For the past three months, we’ve run an experiment in teaching entrepreneurship.
In January, we introduced a new graduate course at Stanford called the customer development, agile development, business model generation and pivots.
We thought it would be interesting to share the week-by-week progress of how the class actually turned out. This post is part one.
A New Way to Teach Entrepreneurship
As the students filed into the classroom, my entrepreneurial reality distortion field began to weaken. What if I was wrong? Could we even could find 40 Stanford graduate students interested in being guinea pigs for this new class? Would anyone even show up? Even if they did, what if the assumption – that we had developed a better approach to teaching entrepreneurship – was simply mistaken?
We were positing that 20 years of teaching “how to write a business plan” might be obsolete. Startups, are not about executing a plan where the product, customers, channel are known. Startups are in fact only temporary organizations, organized to search–not execute–for a scalable and repeatable business model.
We were going to toss teaching the business plan aside and try to teach engineering students a completely new approach to start companies – one which combines customer development, agile development, business models and pivots. (The slides below and the syllabus Jon Feiber and Ann Miura-ko), what if I was wasting their time? And worse, what if I was going to squander the time of my students?

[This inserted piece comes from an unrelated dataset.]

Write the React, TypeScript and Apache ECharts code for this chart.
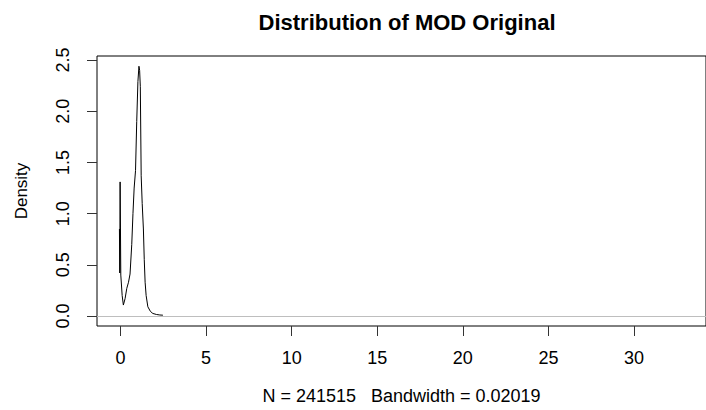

I put on my best game face and watched the seats fill up in the classroom.
Mentors
A few weeks before the Stanford class began, the teaching team went through their Rolodexes and invited entrepreneurs and VCs to volunteer as coaches/mentors for the class’s teams. (Privately I feared we might have more mentors than students.) An hour before this first class, we gathered these 30 impressive mentors to brief them and answer questions they might have after reading the mentor guide which outlined the course goals and mentor responsibilities.
As the official start time of the first class drew near, I began to wonder if we had the wrong classroom. The room had filled up with close to a 100 students who wanted to get in. When I realized they were all for our class, I could start to relax. OK, somehow we got them interested. Lets see if we can keep them. And better, lets see if we can teach them something new.
The First Class
The Lean LaunchPad class was scheduled to meet for three hours once a week. Given Stanford’s 10 week quarters, we planned for eight weeks of lecture and the last two weeks for team final presentations. Our time in class would be relatively straightforward. Every week, each team would give a 10-minute presentation summarizing the “lessons learned” from getting out of the building. When all the teams were finished the teaching team lectured on one of the 9 parts of the business model diagram. The first class was an introduction to the concepts of business model design and customer development.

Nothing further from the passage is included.